I can't claim to have looked at every Heller sailing ship kit, but I've looked at a lot of them. In my opinion, from the standpoint of serious scale ship modeling, 10 of them are worth building: Le Superb, Le Glorieux, Pamir, Passat, Preussen, Gorch Fock, Royal Louis, La Reale, La Belle Poule, Le Pourqois Pas?, and the big Victory. Oh - and I guess the Nina, Pinta, and Santa Maria are ok, but pretty basic (and the Nina and Pinta share the same hull).
Note that Le Soleil Royal is not on my personal list. I've gotten into lots of arguments about that, but I just can't take it seriously as a scale model.
As I remember, Heller got into the sailing ship game back in the sixties. It started out by reissuing Pyro and Aurora kits under completely fictitious French names. Then it took the tack of picking subjects that looked pretty, and featured lots of "carved" detail. Heller's artisans were always among the best in the plastic kit industry. But they seem to have possessed a bare minimal understanding of how sailing ships are built.

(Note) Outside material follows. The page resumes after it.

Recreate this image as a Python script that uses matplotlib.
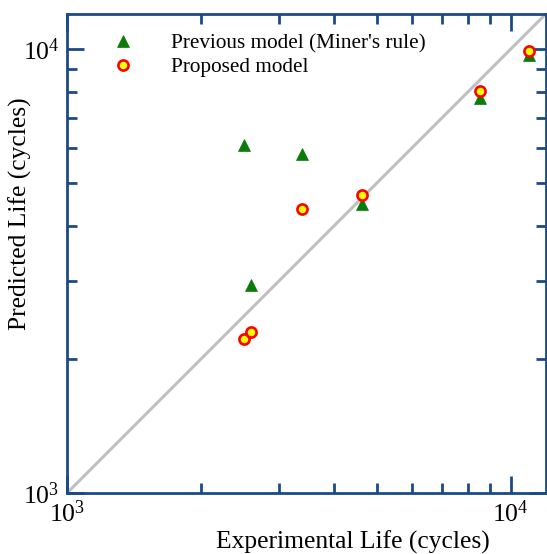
import matplotlib
matplotlib.use("Agg")
import matplotlib.pyplot as plt
from matplotlib.ticker import LogLocator, NullFormatter

plt.rcParams['font.family'] = ['Liberation Serif', 'DejaVu Serif']
plt.rcParams['mathtext.fontset'] = 'custom'
plt.rcParams['mathtext.rm'] = 'Liberation Serif'
plt.rcParams['mathtext.it'] = 'Liberation Serif:italic'

# Fatigue life data (cycles)
experimental_life = [2510, 2600, 3390, 4630, 8520, 10980]
previous_model = [6090, 2940, 5790, 4480, 7750, 9710]
proposed_model = [2220, 2310, 4360, 4680, 8050, 9910]
axis_limits = [1000, 12000]

spine_color = '#1b4a87'

fig = plt.figure(figsize=(5.47, 5.54), dpi=100)
ax = fig.add_axes([0.1225, 0.110, 0.8755, 0.865])

ax.set_xscale('log')
ax.set_yscale('log')
ax.set_xlim(axis_limits)
ax.set_ylim(axis_limits)

# 1:1 reference line
ax.plot(axis_limits, axis_limits, color='#c0c0c0', lw=2.2, zorder=1)

ax.plot(experimental_life, previous_model, linestyle='none', marker='^',
        ms=8.6, mew=0.5, color='#0a7a0a', mec='#0a7a0a',
        label="Previous model (Miner's rule)", zorder=3)
ax.plot(experimental_life, proposed_model, linestyle='none', marker='o',
        ms=7.3, mfc='#ffff00', mec='#ff0000', mew=1.9,
        label='Proposed model', zorder=4)

for s in ax.spines.values():
    s.set_color(spine_color)
    s.set_linewidth(2)

ax.xaxis.set_major_locator(LogLocator(base=10))
ax.yaxis.set_major_locator(LogLocator(base=10))
ax.xaxis.set_minor_locator(LogLocator(base=10, subs=range(2, 10)))
ax.yaxis.set_minor_locator(LogLocator(base=10, subs=range(2, 10)))
ax.xaxis.set_minor_formatter(NullFormatter())
ax.yaxis.set_minor_formatter(NullFormatter())

ax.tick_params(which='both', direction='in', top=True, right=True,
               color=spine_color, width=2, labelsize=18.5, labelcolor='black')
ax.tick_params(which='major', length=12, pad=5.5)
ax.tick_params(which='minor', length=7)

ax.set_xlabel('Experimental Life (cycles)', fontsize=18.4)
ax.set_ylabel('Predicted Life (cycles)', fontsize=18.4)
ax.xaxis.set_label_coords(0.596, -0.078)
ax.yaxis.set_label_coords(-0.073, 0.583)

ax.legend(loc='upper left', bbox_to_anchor=(0.0725, 0.977), frameon=False,
          fontsize=15.3, handlelength=1.2, handletextpad=1.65, labelspacing=0.2,
          borderaxespad=0)

fig.savefig('out.png', dpi=100)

In the very late seventies and early eighties something happened: Heller started making scale sailing ship models. Their kits continued to feature some stupid mistakes and omissions (did the Heller designers really think the Victory's yards weren't fastened to her masts?), but by most reasonable definitions the kits were scale models.
As I understand it, Heller had a lot of highly sophisticated sailing ships on the drawing board when, in the mid-eighties, the company went belly-up. It's interesting, and depressing, to think about sailing ship kits superior to the Heller Victory.
Youth, talent, hard work, and enthusiasm are no match for old age and treachery.